Sharkey shares impact of Penn State research across University and beyond

Since the University’s founding when Penn State’s first president Evan Pugh set forth the college’s research vision in 1859, innovation and knowledge creation have been a foundational element of the land-grant mission, according to Neil Sharkey, vice president for research. 

Describing research as a “driver of progress,” Sharkey shared the impact Penn State research activities continue to have today throughout the University, across the Commonwealth and beyond in a presentation to the Board of Trustees at its Friday (Feb. 22) meeting. 

“Universities have become the country’s innovation centers and Penn State is no exception. Our research enterprise serves the Commonwealth, nation and the world through innovative approaches to creating new knowledge and solving the global challenges of our time,” said Sharkey. “Beyond our desire and ability to benefit humankind, our ranking and reputation as a leading research university helps to attract talented faculty, while also boosting student applications and providing experiences for students that enable career success.” 

As a top-25 research university, Penn State researchers are at the forefront of fields as varied as big data, combating the opioid crisis, personalized medicine, renewable energy, climate change, infectious disease, rural innovation, water and food security, and more.

With research expenditures hitting a record high of $927 million in the 2017-18 fiscal year, the scale and scope of Penn State’s research activities are crucial measurements of the University's standing among Association of American Universities (AAU), Big Ten peers and other world-class institutions.
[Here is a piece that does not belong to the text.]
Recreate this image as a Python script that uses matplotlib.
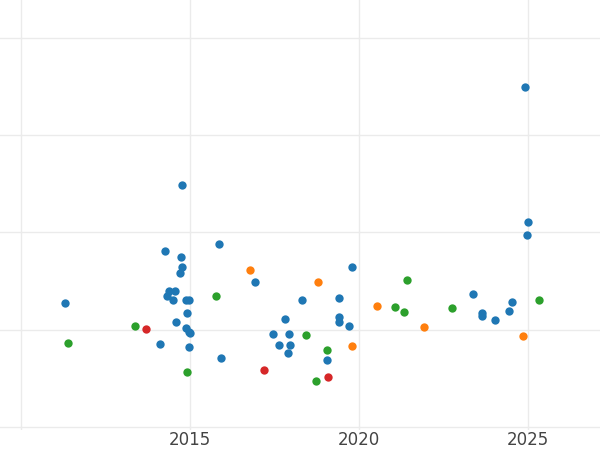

Penn State is one of only two institutions in the U.S. accorded land grant, sea grant, sun grant and space grant status; and Penn State University Libraries ranks 10th among North American research libraries, among other distinctions. 

To advance the potential of the research enterprise, the Office of the Vice President for Research collaborates with the University Research Council, deans and chancellors, and a broad range of units across Penn State in such areas as research protections, sponsored programs, ethics, commercialization and more. 

“The breadth of expertise and experience at Penn State helps us to maximize our impact in many crucial ways, from our collaborative interdisciplinary institutes and centers, to our entrepreneurial ecosystem across the state, to our current philanthropic campaign,” said Sharkey. 

At the trustees meeting, Sharkey shared a variety of examples outlining the positive impact of research across efforts to: 

Drive student opportunities and success

Attending a university as large and research-oriented as Penn State provides countless opportunities for students to collaborate across campus or continents, and over the past five years, nearly 8,000 students completed undergraduate research for academic credit. A variety of funding support and training grants are available to students through Penn State interdisciplinary institute and awards, Erickson Discovery Grants, federal training grants and corporate gifts. In 2017-18, external grants and contracts provided $24.7 million in graduate student research support, while 156 Erickson Discovery Grants were awarded to students at 11 Penn State campuses. 

Serve society

Through researchers andinterdisciplinary institutes, such as the Penn State Cancer Institute and Institutes of Energy and the Environment, Penn State is driving discovery in areas such as national security, malaria eradication, child maltreatment research and the development of climate-risk management strategies. For example, the Applied Research Laboratory at Penn State is a Department of Defense designated University-Affiliated Research Center that has supported national security efforts for more than 70 years with basic and applied research. More recently, a new Penn State Consortium to Combat Substance Abuse within the Social Sciences Research Institute is bringing together experts across the University to combat the opioid epidemic. 

Promote economic development and progress

As students, faculty, staff and community members engage in entrepreneurial activities, Penn State’s 21 LaunchBoxes across the state have attracted nearly $5 million in external matched and leveraged funds since 2016. With one of the nation’s friendliest intellectual property policies for industry sponsored research, Penn State continues to attract research partners from the private sector. On average, 500 companies, including many from Pennsylvania, sponsor projects every year. 

Attract leading faculty and outstanding students

Penn State’s sustained research growth, high scholarly output and citation count among AAU public institutions, number of Penn State faculty members in the National Academies, and ranking among the top producers of Fulbright scholars all help to attract outstanding faculty and students. In 2018, nearly 2,000 unique investigators received new awards and competitive renewals; and 967 sponsors provided awards.

Impact the world through discovery, innovation and entrepreneurship

A primary objective of Penn State’s philanthropic campaign, “A Greater Penn State for 21st Century Excellence,” is to impact the world through discovery, innovation and entrepreneurship. With a focus on food, water and energy security; human health; and economic development and job creation, the “Impact the World” imperative is the campaign’s best performing and had reached 81 percent of its goal by the halfway mark in the campaign.

“Among our researchers, faculty and graduate and undergraduate students, we have enthusiastic thought leaders and knowledge creators whose hard work, ideas and projects are having a beneficial impact across the University and beyond,” Sharkey said. “There is so much potential in this space to continue to build upon our teaching and research enterprise to drive economic development, job creation and student career success, as we continue to address the most pressing issues of our time.”